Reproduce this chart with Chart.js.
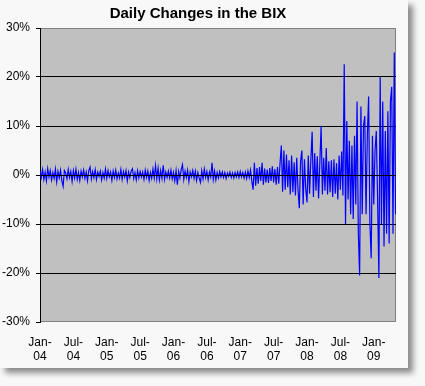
<!DOCTYPE html>
<html>
<head>
<meta charset="utf-8">
<script src="https://cdn.jsdelivr.net/npm/chart.js@4.4.1/dist/chart.umd.min.js"></script>
<style>
  body { margin: 0; background: #f8f8f8; }
  #box { position: absolute; left: 0; top: 0; width: 408px; height: 368px; background: #f8f8f8;
         box-shadow: 5px 5px 6px rgba(0,0,0,0.45); }
</style>
</head>
<body>
<div id="box"><canvas id="myChart"></canvas></div>
<script>
// weekly daily-change samples (%), Jan 2004 .. May 2009
const changes = [
  0.8,-0.5,1.1,-0.9,0.6,-1.2,1.3,-0.4,0.9,-1.0,0.5,-0.7,1.2,-1.4,0.7,-0.6,1.0,-1.1,-2.3,0.9,
  0.4,-0.8,1.1,-0.5,0.7,-1.3,0.9,-0.6,1.2,-0.9,0.5,-1.1,0.8,-0.4,1.0,-0.7,0.6,-1.2,0.9,1.6,
  -0.8,0.7,-0.5,1.1,-0.9,0.6,-0.3,0.8,-1.0,0.5,-0.6,1.2,-0.7,0.9,-0.4,0.6,-1.1,0.8,-0.5,1.0,
  -0.8,0.4,-0.6,1.1,-0.9,0.7,-0.4,0.9,-1.2,0.6,-0.5,0.8,1.3,-0.7,0.5,-1.0,0.9,-0.6,0.7,-0.4,
  0.6,-0.9,1.0,-0.5,0.8,-1.1,0.5,-0.7,1.2,-0.6,1.9,-0.8,1.4,-1.0,0.9,-0.7,2.0,-0.9,0.6,-0.5,
  0.8,-0.6,1.0,-0.8,0.5,-1.2,0.9,-2.0,0.7,-0.6,1.1,2.1,-0.9,0.8,-0.5,1.0,-1.3,0.6,-0.4,0.9,
  -0.7,0.8,-1.1,0.5,-0.6,-1.5,0.9,-0.8,1.2,-0.5,0.7,-1.0,0.6,-0.4,2.5,-0.9,0.8,-1.0,0.5,-0.6,
  0.7,-0.4,0.6,-0.5,0.5,-0.7,0.4,-0.3,0.6,-0.5,0.4,-0.6,0.5,-0.4,0.6,-0.5,0.7,-0.4,0.5,-0.6,
  0.6,-0.7,0.8,-0.5,1.0,-1.2,-3.0,2.5,-2.2,1.4,-1.8,1.6,-1.2,2.5,-2.0,1.3,-1.5,1.1,-1.6,1.4,
  -1.2,1.8,-1.5,1.2,-2.0,1.6,-1.8,2.4,6.0,-3.4,5.0,-3.0,4.2,-2.5,3.0,-4.0,4.0,-3.5,2.6,-4.2,
  3.5,-3.0,-6.8,2.8,5.0,-6.0,3.2,-2.8,-5.6,4.0,-3.8,3.0,8.8,-4.5,4.5,-3.2,3.8,-4.8,2.5,10.0,
  -4.0,3.5,-3.2,5.5,-4.0,2.8,-3.5,3.0,-4.5,3.2,-3.8,2.4,-5.0,4.0,-3.0,4.8,-4.2,22.6,-10.0,11.0,
  -5.0,7.0,-8.0,6.0,-9.0,8.0,-6.0,15.0,-12.0,-20.5,14.0,-8.0,10.0,12.0,-8.0,8.0,16.0,-10.0,-17.0,8.0,
  -6.0,5.0,9.0,-5.0,-21.0,20.0,-10.0,15.0,-14.6,9.0,-12.0,13.0,-14.0,15.0,18.0,-12.0,25.0,-8.0
];
const tickMonths = ['Jan', 'Jul', 'Jan', 'Jul', 'Jan', 'Jul', 'Jan', 'Jul', 'Jan', 'Jul', 'Jan'];
const tickYears = ['04', '04', '05', '05', '06', '06', '07', '07', '08', '08', '09'];

// x in months since Jan 2004
const points = changes.map((v, i) => ({ x: i * 12 / 52, y: v }));

const plotBg = {
  id: 'plotBg',
  beforeDraw(chart) {
    const { ctx, chartArea: a } = chart;
    ctx.save();
    ctx.fillStyle = '#c0c0c0';
    ctx.fillRect(a.left, a.top, a.width, a.height);
    ctx.strokeStyle = '#808080';
    ctx.lineWidth = 1;
    ctx.strokeRect(a.left + 0.5, a.top + 0.5, a.width - 1, a.height - 1);
    ctx.restore();
  },
  afterDatasetsDraw(chart) {
    const { ctx, chartArea: a, scales } = chart;
    const y0 = Math.round(scales.y.getPixelForValue(0)) + 0.5;
    ctx.save();
    ctx.strokeStyle = '#000';
    ctx.lineWidth = 1;
    ctx.beginPath();
    ctx.moveTo(a.left, y0);
    ctx.lineTo(a.right, y0);
    ctx.stroke();
    ctx.restore();
  }
};

Chart.defaults.font.family = '"Liberation Sans", Arial, sans-serif';
Chart.defaults.color = '#000';

new Chart(document.getElementById('myChart'), {
  type: 'line',
  data: {
    datasets: [{
      data: points,
      borderColor: '#0000ff',
      borderWidth: 1.2,
      pointRadius: 0,
      tension: 0
    }]
  },
  options: {
    animation: false,
    responsive: true,
    maintainAspectRatio: false,
    layout: { padding: { left: 0, right: 12, top: 0, bottom: 0 } },
    plugins: {
      legend: { display: false },
      tooltip: { enabled: false },
      title: {
        display: true,
        text: 'Daily Changes in the BIX',
        font: { size: 15, weight: 'bold' },
        color: '#000',
        padding: { top: 5, bottom: 5 }
      }
    },
    scales: {
      x: {
        type: 'linear',
        min: 0,
        max: 64,
        afterFit: s => { s.height = 46; },
        afterBuildTicks: s => { s.ticks = tickMonths.map((m, i) => ({ value: i * 6 })); },
        grid: { display: false, drawTicks: false },
        border: { display: false },
        ticks: {
          padding: 13,
          maxRotation: 0,
          autoSkip: false,
          font: { size: 12 },
          callback: (v, i) => [tickMonths[i] + '-', tickYears[i]]
        }
      },
      y: {
        min: -30,
        max: 30,
        afterFit: s => { s.width = 40; },
        border: { display: true, color: '#000' },
        grid: {
          color: c => (c.tick.value === 30 || c.tick.value === -30) ? 'rgba(0,0,0,0)' : '#000',
          tickColor: '#000',
          tickLength: 4
        },
        ticks: {
          stepSize: 10,
          padding: 6,
          font: { size: 12 },
          callback: v => v + '%'
        }
      }
    }
  },
  plugins: [plotBg]
});
</script>
</body>
</html>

-- Task to carry out --
Quote the preceding listing precisely and completely, omitting its images.

-- Response for this exercise --
Reproduce this chart with Chart.js.
<!DOCTYPE html>
<html>
<head>
<meta charset="utf-8">
<script src="https://cdn.jsdelivr.net/npm/chart.js@4.4.1/dist/chart.umd.min.js"></script>
<style>
  body { margin: 0; background: #f8f8f8; }
  #box { position: absolute; left: 0; top: 0; width: 408px; height: 368px; background: #f8f8f8;
         box-shadow: 5px 5px 6px rgba(0,0,0,0.45); }
</style>
</head>
<body>
<div id="box"><canvas id="myChart"></canvas></div>
<script>
// weekly daily-change samples (%), Jan 2004 .. May 2009
const changes = [
  0.8,-0.5,1.1,-0.9,0.6,-1.2,1.3,-0.4,0.9,-1.0,0.5,-0.7,1.2,-1.4,0.7,-0.6,1.0,-1.1,-2.3,0.9,
  0.4,-0.8,1.1,-0.5,0.7,-1.3,0.9,-0.6,1.2,-0.9,0.5,-1.1,0.8,-0.4,1.0,-0.7,0.6,-1.2,0.9,1.6,
  -0.8,0.7,-0.5,1.1,-0.9,0.6,-0.3,0.8,-1.0,0.5,-0.6,1.2,-0.7,0.9,-0.4,0.6,-1.1,0.8,-0.5,1.0,
  -0.8,0.4,-0.6,1.1,-0.9,0.7,-0.4,0.9,-1.2,0.6,-0.5,0.8,1.3,-0.7,0.5,-1.0,0.9,-0.6,0.7,-0.4,
  0.6,-0.9,1.0,-0.5,0.8,-1.1,0.5,-0.7,1.2,-0.6,1.9,-0.8,1.4,-1.0,0.9,-0.7,2.0,-0.9,0.6,-0.5,
  0.8,-0.6,1.0,-0.8,0.5,-1.2,0.9,-2.0,0.7,-0.6,1.1,2.1,-0.9,0.8,-0.5,1.0,-1.3,0.6,-0.4,0.9,
  -0.7,0.8,-1.1,0.5,-0.6,-1.5,0.9,-0.8,1.2,-0.5,0.7,-1.0,0.6,-0.4,2.5,-0.9,0.8,-1.0,0.5,-0.6,
  0.7,-0.4,0.6,-0.5,0.5,-0.7,0.4,-0.3,0.6,-0.5,0.4,-0.6,0.5,-0.4,0.6,-0.5,0.7,-0.4,0.5,-0.6,
  0.6,-0.7,0.8,-0.5,1.0,-1.2,-3.0,2.5,-2.2,1.4,-1.8,1.6,-1.2,2.5,-2.0,1.3,-1.5,1.1,-1.6,1.4,
  -1.2,1.8,-1.5,1.2,-2.0,1.6,-1.8,2.4,6.0,-3.4,5.0,-3.0,4.2,-2.5,3.0,-4.0,4.0,-3.5,2.6,-4.2,
  3.5,-3.0,-6.8,2.8,5.0,-6.0,3.2,-2.8,-5.6,4.0,-3.8,3.0,8.8,-4.5,4.5,-3.2,3.8,-4.8,2.5,10.0,
  -4.0,3.5,-3.2,5.5,-4.0,2.8,-3.5,3.0,-4.5,3.2,-3.8,2.4,-5.0,4.0,-3.0,4.8,-4.2,22.6,-10.0,11.0,
  -5.0,7.0,-8.0,6.0,-9.0,8.0,-6.0,15.0,-12.0,-20.5,14.0,-8.0,10.0,12.0,-8.0,8.0,16.0,-10.0,-17.0,8.0,
  -6.0,5.0,9.0,-5.0,-21.0,20.0,-10.0,15.0,-14.6,9.0,-12.0,13.0,-14.0,15.0,18.0,-12.0,25.0,-8.0
];
const tickMonths = ['Jan', 'Jul', 'Jan', 'Jul', 'Jan', 'Jul', 'Jan', 'Jul', 'Jan', 'Jul', 'Jan'];
const tickYears = ['04', '04', '05', '05', '06', '06', '07', '07', '08', '08', '09'];

// x in months since Jan 2004
const points = changes.map((v, i) => ({ x: i * 12 / 52, y: v }));

const plotBg = {
  id: 'plotBg',
  beforeDraw(chart) {
    const { ctx, chartArea: a } = chart;
    ctx.save();
    ctx.fillStyle = '#c0c0c0';
    ctx.fillRect(a.left, a.top, a.width, a.height);
    ctx.strokeStyle = '#808080';
    ctx.lineWidth = 1;
    ctx.strokeRect(a.left + 0.5, a.top + 0.5, a.width - 1, a.height - 1);
    ctx.restore();
  },
  afterDatasetsDraw(chart) {
    const { ctx, chartArea: a, scales } = chart;
    const y0 = Math.round(scales.y.getPixelForValue(0)) + 0.5;
    ctx.save();
    ctx.strokeStyle = '#000';
    ctx.lineWidth = 1;
    ctx.beginPath();
    ctx.moveTo(a.left, y0);
    ctx.lineTo(a.right, y0);
    ctx.stroke();
    ctx.restore();
  }
};

Chart.defaults.font.family = '"Liberation Sans", Arial, sans-serif';
Chart.defaults.color = '#000';

new Chart(document.getElementById('myChart'), {
  type: 'line',
  data: {
    datasets: [{
      data: points,
      borderColor: '#0000ff',
      borderWidth: 1.2,
      pointRadius: 0,
      tension: 0
    }]
  },
  options: {
    animation: false,
    responsive: true,
    maintainAspectRatio: false,
    layout: { padding: { left: 0, right: 12, top: 0, bottom: 0 } },
    plugins: {
      legend: { display: false },
      tooltip: { enabled: false },
      title: {
        display: true,
        text: 'Daily Changes in the BIX',
        font: { size: 15, weight: 'bold' },
        color: '#000',
        padding: { top: 5, bottom: 5 }
      }
    },
    scales: {
      x: {
        type: 'linear',
        min: 0,
        max: 64,
        afterFit: s => { s.height = 46; },
        afterBuildTicks: s => { s.ticks = tickMonths.map((m, i) => ({ value: i * 6 })); },
        grid: { display: false, drawTicks: false },
        border: { display: false },
        ticks: {
          padding: 13,
          maxRotation: 0,
          autoSkip: false,
          font: { size: 12 },
          callback: (v, i) => [tickMonths[i] + '-', tickYears[i]]
        }
      },
      y: {
        min: -30,
        max: 30,
        afterFit: s => { s.width = 40; },
        border: { display: true, color: '#000' },
        grid: {
          color: c => (c.tick.value === 30 || c.tick.value === -30) ? 'rgba(0,0,0,0)' : '#000',
          tickColor: '#000',
          tickLength: 4
        },
        ticks: {
          stepSize: 10,
          padding: 6,
          font: { size: 12 },
          callback: v => v + '%'
        }
      }
    }
  },
  plugins: [plotBg]
});
</script>
</body>
</html>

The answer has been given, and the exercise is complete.